[REQUIRED WORK] Gather each line of the entries below that includes "this".

[RECORDED DATA]
— start —
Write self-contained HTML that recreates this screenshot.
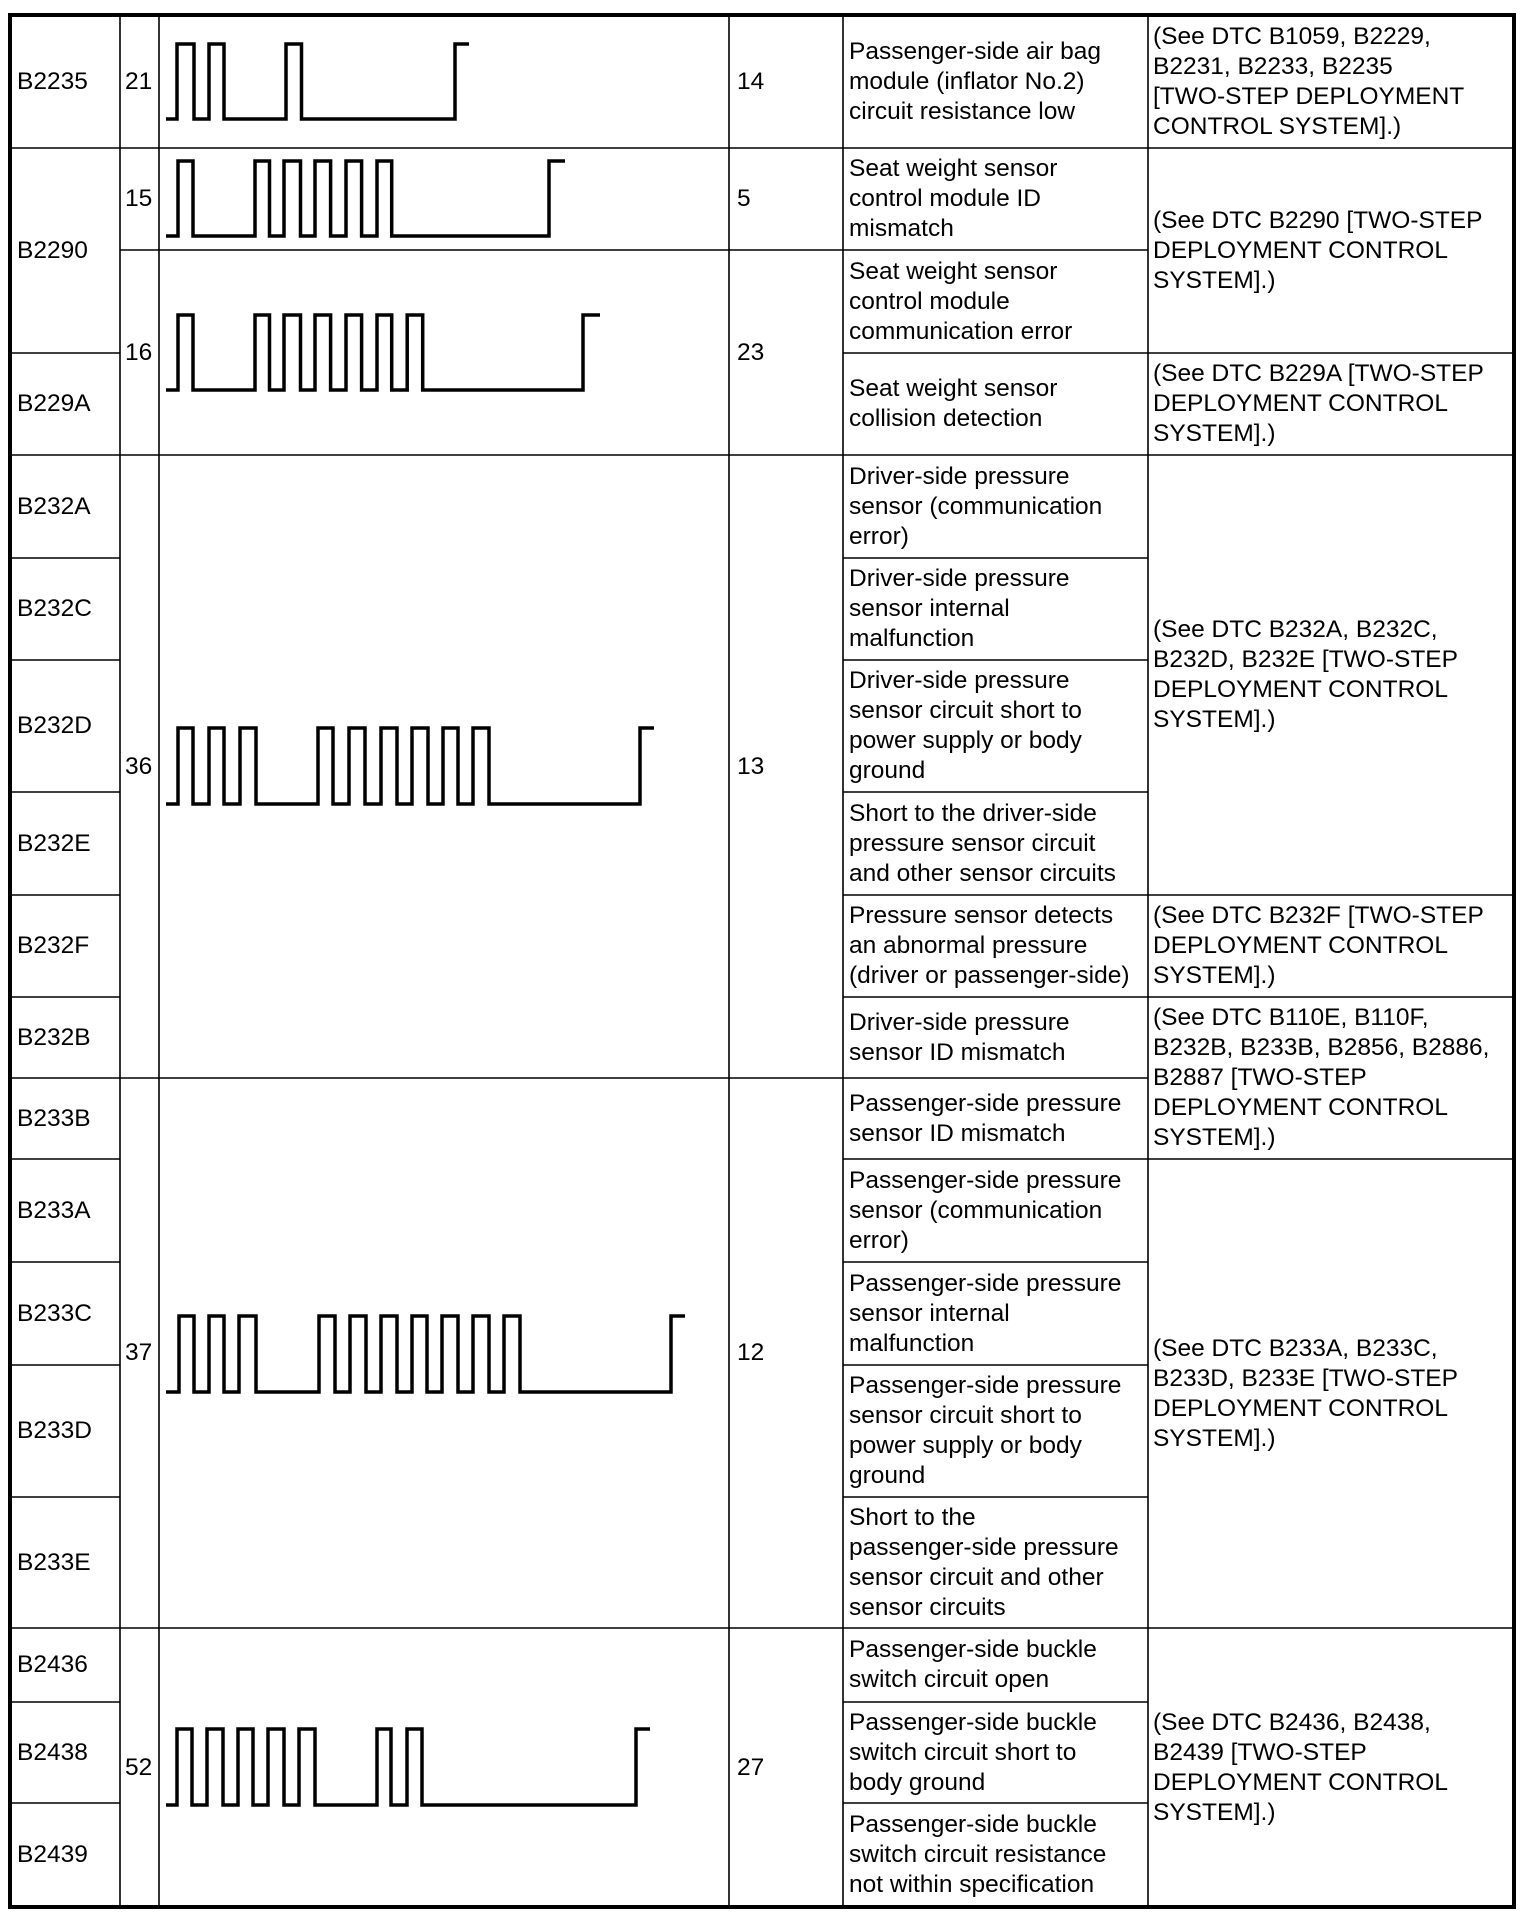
<!DOCTYPE html>
<html><head><meta charset="utf-8"><style>
html,body{margin:0;padding:0;background:#fff;}
body{width:1526px;height:1918px;position:relative;overflow:hidden;font-family:"Liberation Sans",Arial,sans-serif;color:#000;}
.c{position:absolute;display:flex;align-items:center;font-size:24.5px;line-height:30px;white-space:nowrap;box-sizing:border-box;}
.a{left:10px;width:110px;padding-left:7px;}
.b{left:120px;width:39px;padding-left:5px;}
.n{left:729px;width:114px;padding-left:8px;}
.d{left:843px;width:305px;padding-left:6px;}
.e{left:1148px;width:366px;padding-left:5px;}
svg{position:absolute;left:0;top:0;}
</style></head><body>
<svg width="1526" height="1918" viewBox="0 0 1526 1918">
<g stroke="#000" stroke-width="1.6" fill="none">
<line x1="120" y1="15" x2="120" y2="1907"/>
<line x1="159" y1="15" x2="159" y2="1907"/>
<line x1="729" y1="15" x2="729" y2="1907"/>
<line x1="843" y1="15" x2="843" y2="1907"/>
<line x1="1148" y1="15" x2="1148" y2="1907"/>
<line x1="10" y1="148" x2="1514" y2="148"/>
<line x1="120" y1="250" x2="1148" y2="250"/>
<line x1="10" y1="353" x2="120" y2="353"/><line x1="843" y1="353" x2="1514" y2="353"/>
<line x1="10" y1="455" x2="1514" y2="455"/>
<line x1="10" y1="558" x2="120" y2="558"/><line x1="843" y1="558" x2="1148" y2="558"/>
<line x1="10" y1="660" x2="120" y2="660"/><line x1="843" y1="660" x2="1148" y2="660"/>
<line x1="10" y1="792" x2="120" y2="792"/><line x1="843" y1="792" x2="1148" y2="792"/>
<line x1="10" y1="895" x2="120" y2="895"/><line x1="843" y1="895" x2="1514" y2="895"/>
<line x1="10" y1="997" x2="120" y2="997"/><line x1="843" y1="997" x2="1514" y2="997"/>
<line x1="10" y1="1078" x2="1148" y2="1078"/>
<line x1="10" y1="1159" x2="120" y2="1159"/><line x1="843" y1="1159" x2="1514" y2="1159"/>
<line x1="10" y1="1262" x2="120" y2="1262"/><line x1="843" y1="1262" x2="1148" y2="1262"/>
<line x1="10" y1="1365" x2="120" y2="1365"/><line x1="843" y1="1365" x2="1148" y2="1365"/>
<line x1="10" y1="1497" x2="120" y2="1497"/><line x1="843" y1="1497" x2="1148" y2="1497"/>
<line x1="10" y1="1628" x2="1514" y2="1628"/>
<line x1="10" y1="1702" x2="120" y2="1702"/><line x1="843" y1="1702" x2="1148" y2="1702"/>
<line x1="10" y1="1803" x2="120" y2="1803"/><line x1="843" y1="1803" x2="1148" y2="1803"/>
</g>
<rect x="10" y="15" width="1504" height="1892" fill="none" stroke="#000" stroke-width="4"/>
<g stroke="#000" stroke-width="3.5" fill="none" stroke-linejoin="miter">
<polyline points="166,119 177,119 177,44 194,44 194,119 209,119 209,44 224,44 224,119 286,119 286,44 301.5,44 301.5,119 455,119 455,44 469,44"/>
<polyline points="166,236 178,236 178,161 193,161 193,236 255,236 255,161 269.5,161 269.5,236 284,236 284,161 300.5,161 300.5,236 315,236 315,161 330.6,161 330.6,236 346,236 346,161 361.6,161 361.6,236 377,236 377,161 391.7,161 391.7,236 549,236 549,161 565,161"/>
<polyline points="166,390 178,390 178,315 193,315 193,390 255,390 255,315 269.5,315 269.5,390 284,390 284,315 300.5,315 300.5,390 315,390 315,315 330.6,315 330.6,390 346,390 346,315 361.6,315 361.6,390 377,390 377,315 391.7,315 391.7,390 407.2,390 407.2,315 422.7,315 422.7,390 583,390 583,315 600,315"/>
<polyline points="166,804 178,804 178,728 193,728 193,804 209,804 209,728 224,728 224,804 240,804 240,728 256,728 256,804 318,804 318,728 333,728 333,804 349,804 349,728 365,728 365,804 381,804 381,728 397,728 397,804 412,804 412,728 428,728 428,804 443,804 443,728 458,728 458,804 473,804 473,728 489,728 489,804 640,804 640,728 654,728"/>
<polyline points="166,1392 179,1392 179,1316 194,1316 194,1392 209,1392 209,1316 224,1316 224,1392 239,1392 239,1316 256,1316 256,1392 319,1392 319,1316 335,1316 335,1392 350,1392 350,1316 366,1316 366,1392 381,1392 381,1316 397,1316 397,1392 412,1392 412,1316 427,1316 427,1392 442,1392 442,1316 458,1316 458,1392 473,1392 473,1316 489,1316 489,1392 504,1392 504,1316 520,1316 520,1392 671,1392 671,1316 685,1316"/>
<polyline points="166,1805 177,1805 177,1729 192,1729 192,1805 207,1805 207,1729 223,1729 223,1805 238,1805 238,1729 253,1729 253,1805 268,1805 268,1729 284,1729 284,1805 299,1805 299,1729 315,1729 315,1805 377,1805 377,1729 391,1729 391,1805 407,1805 407,1729 422,1729 422,1805 636,1805 636,1729 650,1729"/>
</g>
</svg>

<div class="c a" style="top:15px;height:133px">B2235</div>
<div class="c a" style="top:148px;height:205px">B2290</div>
<div class="c a" style="top:353px;height:102px">B229A</div>
<div class="c a" style="top:455px;height:103px">B232A</div>
<div class="c a" style="top:558px;height:102px">B232C</div>
<div class="c a" style="top:660px;height:132px">B232D</div>
<div class="c a" style="top:792px;height:103px">B232E</div>
<div class="c a" style="top:895px;height:102px">B232F</div>
<div class="c a" style="top:997px;height:81px">B232B</div>
<div class="c a" style="top:1078px;height:81px">B233B</div>
<div class="c a" style="top:1159px;height:103px">B233A</div>
<div class="c a" style="top:1262px;height:103px">B233C</div>
<div class="c a" style="top:1365px;height:132px">B233D</div>
<div class="c a" style="top:1497px;height:131px">B233E</div>
<div class="c a" style="top:1628px;height:74px">B2436</div>
<div class="c a" style="top:1702px;height:101px">B2438</div>
<div class="c a" style="top:1803px;height:104px">B2439</div>

<div class="c b" style="top:15px;height:133px">21</div>
<div class="c b" style="top:148px;height:102px">15</div>
<div class="c b" style="top:250px;height:205px">16</div>
<div class="c b" style="top:455px;height:623px">36</div>
<div class="c b" style="top:1078px;height:550px">37</div>
<div class="c b" style="top:1628px;height:279px">52</div>

<div class="c n" style="top:15px;height:133px">14</div>
<div class="c n" style="top:148px;height:102px">5</div>
<div class="c n" style="top:250px;height:205px">23</div>
<div class="c n" style="top:455px;height:623px">13</div>
<div class="c n" style="top:1078px;height:550px">12</div>
<div class="c n" style="top:1628px;height:279px">27</div>

<div class="c d" style="top:15px;height:133px"><div>Passenger-side air bag<br>module (inflator No.2)<br>circuit resistance low</div></div>
<div class="c d" style="top:148px;height:102px"><div>Seat weight sensor<br>control module ID<br>mismatch</div></div>
<div class="c d" style="top:250px;height:103px"><div>Seat weight sensor<br>control module<br>communication error</div></div>
<div class="c d" style="top:353px;height:102px"><div>Seat weight sensor<br>collision detection</div></div>
<div class="c d" style="top:455px;height:103px"><div>Driver-side pressure<br>sensor (communication<br>error)</div></div>
<div class="c d" style="top:558px;height:102px"><div>Driver-side pressure<br>sensor internal<br>malfunction</div></div>
<div class="c d" style="top:660px;height:132px"><div>Driver-side pressure<br>sensor circuit short to<br>power supply or body<br>ground</div></div>
<div class="c d" style="top:792px;height:103px"><div>Short to the driver-side<br>pressure sensor circuit<br>and other sensor circuits</div></div>
<div class="c d" style="top:895px;height:102px"><div>Pressure sensor detects<br>an abnormal pressure<br>(driver or passenger-side)</div></div>
<div class="c d" style="top:997px;height:81px"><div>Driver-side pressure<br>sensor ID mismatch</div></div>
<div class="c d" style="top:1078px;height:81px"><div>Passenger-side pressure<br>sensor ID mismatch</div></div>
<div class="c d" style="top:1159px;height:103px"><div>Passenger-side pressure<br>sensor (communication<br>error)</div></div>
<div class="c d" style="top:1262px;height:103px"><div>Passenger-side pressure<br>sensor internal<br>malfunction</div></div>
<div class="c d" style="top:1365px;height:132px"><div>Passenger-side pressure<br>sensor circuit short to<br>power supply or body<br>ground</div></div>
<div class="c d" style="top:1497px;height:131px"><div>Short to the<br>passenger-side pressure<br>sensor circuit and other<br>sensor circuits</div></div>
<div class="c d" style="top:1628px;height:74px"><div>Passenger-side buckle<br>switch circuit open</div></div>
<div class="c d" style="top:1702px;height:101px"><div>Passenger-side buckle<br>switch circuit short to<br>body ground</div></div>
<div class="c d" style="top:1803px;height:104px"><div>Passenger-side buckle<br>switch circuit resistance<br>not within specification</div></div>

<div class="c e" style="top:15px;height:133px"><div>(See DTC B1059, B2229,<br>B2231, B2233, B2235<br>[TWO-STEP DEPLOYMENT<br>CONTROL SYSTEM].)</div></div>
<div class="c e" style="top:148px;height:205px"><div>(See DTC B2290 [TWO-STEP<br>DEPLOYMENT CONTROL<br>SYSTEM].)</div></div>
<div class="c e" style="top:353px;height:102px"><div>(See DTC B229A [TWO-STEP<br>DEPLOYMENT CONTROL<br>SYSTEM].)</div></div>
<div class="c e" style="top:455px;height:440px"><div>(See DTC B232A, B232C,<br>B232D, B232E [TWO-STEP<br>DEPLOYMENT CONTROL<br>SYSTEM].)</div></div>
<div class="c e" style="top:895px;height:102px"><div>(See DTC B232F [TWO-STEP<br>DEPLOYMENT CONTROL<br>SYSTEM].)</div></div>
<div class="c e" style="top:997px;height:162px"><div>(See DTC B110E, B110F,<br>B232B, B233B, B2856, B2886,<br>B2887 [TWO-STEP<br>DEPLOYMENT CONTROL<br>SYSTEM].)</div></div>
<div class="c e" style="top:1159px;height:469px"><div>(See DTC B233A, B233C,<br>B233D, B233E [TWO-STEP<br>DEPLOYMENT CONTROL<br>SYSTEM].)</div></div>
<div class="c e" style="top:1628px;height:279px"><div>(See DTC B2436, B2438,<br>B2439 [TWO-STEP<br>DEPLOYMENT CONTROL<br>SYSTEM].)</div></div>
</body></html>
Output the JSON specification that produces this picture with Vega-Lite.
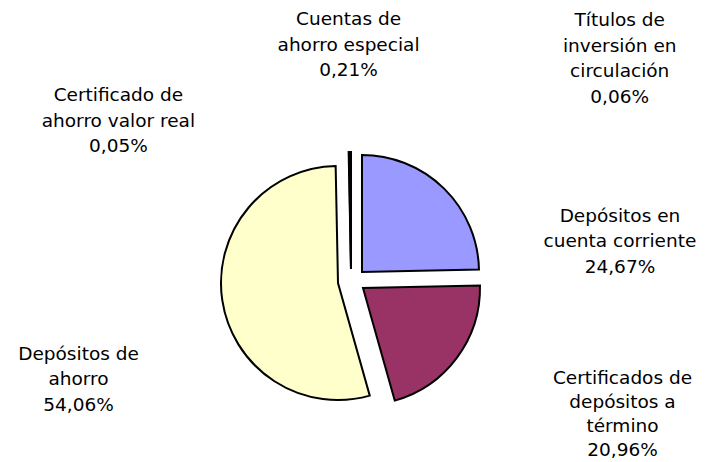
— end —
[RESPONSE]
Write self-contained HTML that recreates this screenshot.
Output the JSON specification that produces this picture with Vega-Lite.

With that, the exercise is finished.